Visco scalda i banchieri: “Le famiglie pagheranno l’aumento dello spread”

alessandro barbera
roma

Il silenzio dei banchieri che sfilano all’ingresso dell’università Pontificia Angelicum sembra scelto per il luogo. In realtà è diplomazia, un modo per evitare di dire ai cronisti quel che molti di loro pensano ma nessuno ha il coraggio di dire. Lo si intuisce dall’applausometro di Ignazio Visco e Giovanni Tria: calorosi con il primo, freddi con il secondo.
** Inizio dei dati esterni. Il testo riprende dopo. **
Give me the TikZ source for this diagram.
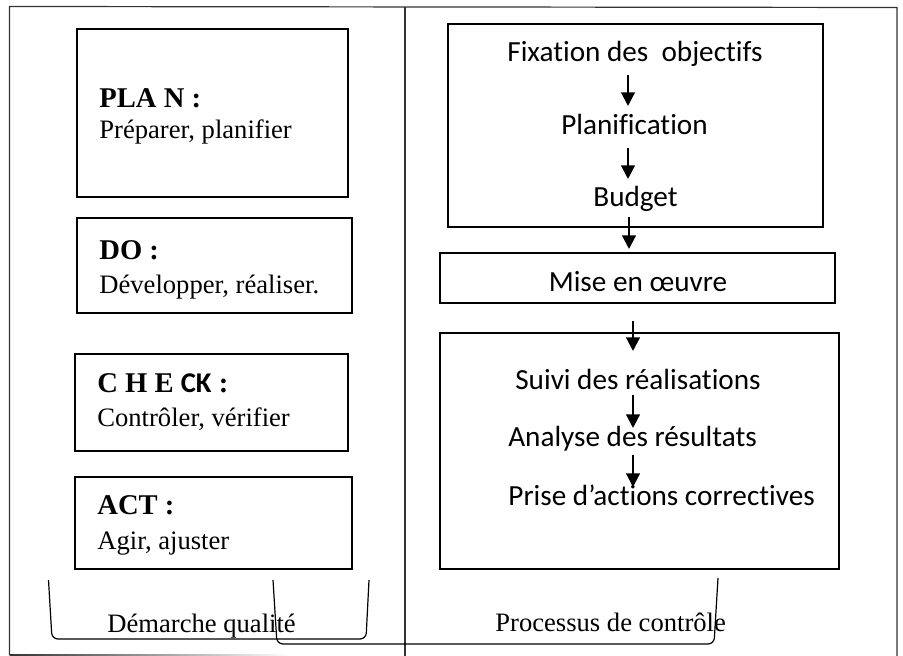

Alla giornata annuale del risparmio il governatore è un fiume in piena: dice che la crescita nel 2019 sarà lontana dalle previsioni del governo («sotto l’uno per cento»), denuncia «le conseguenze gravi derivanti dall’aumento dello spread sui titoli pubblici» e il prezzo per famiglie e imprese. Raramente i discorsi del numero uno di Bankitalia sono accompagnati da grafici. Ieri Visco ne ha proposti tre, l’ultimo dei quali mostra il costo dei cosiddetti «credit default swap», ovvero degli strumenti finanziari che assicurano dal default italiano. Non è stato necessario approvare alcunché, anzi con un pizzico di malizia Visco fa notare di non aver ancora visto (arriverà poche ore dopo) la bozza di Finanziaria per il 2019. Sul palco ci sono il presidente dell’Abi Antonio Patuelli, il capo delle Fondazioni bancarie Giuseppe Guzzetti, il numero uno di Intesa Sanpaolo Carlo Messina. Per la Lega c’è Giancarlo Giorgetti, per il Movimento Cinque Stelle Carla Ruocco. Il primo è un membro del governo, la seconda no, e questo spiega molto dell’attenzione alle ragioni della platea.

 

 

La prudenza di questi giorni – culminata nella decisione del governo di mettere nel congelatore reddito di cittadinanza e controriforma delle pensioni – ha molto a che fare con la questione bancaria: Matteo Salvini e Luigi Di Maio hanno compreso che la situazione si stava facendo seria non solo per i bonus dei banchieri ma anche per i risparmiatori. Gli istituti italiani hanno a bilancio più titoli pubblici di quanti non ce ne fossero nel 2011, e il contagio dallo Stato agli sportelli può essere rapidissimo. Proprio ieri l’agenzia Standard and Poor’s ha tagliato il rating a ben undici banche italiane, da Intesa a Unicredit, da Mediobanca a Bnl. Nel giro di quattro mesi gli investitori stranieri hanno ridotto l’esposizione in Italia per più di ottanta miliardi di euro, abbastanza per rendere complicata persino una retromarcia. Tria prova a rassicurare tutti, dice che «lo spread non riflette i fondamentali dell’economia», promette che il deficit nel 2019 non supererà il 2,4 per cento. La sala non gli crede granché, e teme un replay del 2011, quando Silvio Berlusconi dovette dimettersi travolto dalla crisi finanziaria nonostante una manovra monstre per anticipare l’obiettivo del pareggio di bilancio.

 

L’altro ieri Tria ha provato invano a convincere anche una delegazione della Commissione affari monetari del Parlamento europeo. Nessuno crede che una manovra in gran parte finanziata per aumentare sussidi e pensioni possa dare la spinta a crescita e produttività, il male italiano che Visco ricorda in ogni discorso. Per cercare di invertire la rotta a Moody’s è stato raccontato che la controriforma delle pensioni durerà un anno, Tria ai parlamentari europei ha riferito che sarà finanziata per un triennio. Ormai molti faticano a prendere sul serio anche l’impegno a far sì che il 2,4 per cento di deficit non sia un obiettivo ma semmai un limite invalicabile. Il presidente della Commissione di Strasburgo Roberto Gualtieri è lapidario: «Trovo singolare la strategia di assicurare una linea del Piave e poi alludere che ci si possa fermare prima. Di solito si fa il contrario». Il fatto che Gualtieri sia stato eletto nelle file del Pd non tragga in inganno: il suo giudizio è tale e quale quello riservatamente offerto dai banchieri raccolti sotto le volte dell’Angelicum. «Il risparmio privato non può venire sacrificato sull’altare del debito pubblico», dice Guzzetti. La platea applaude convinta.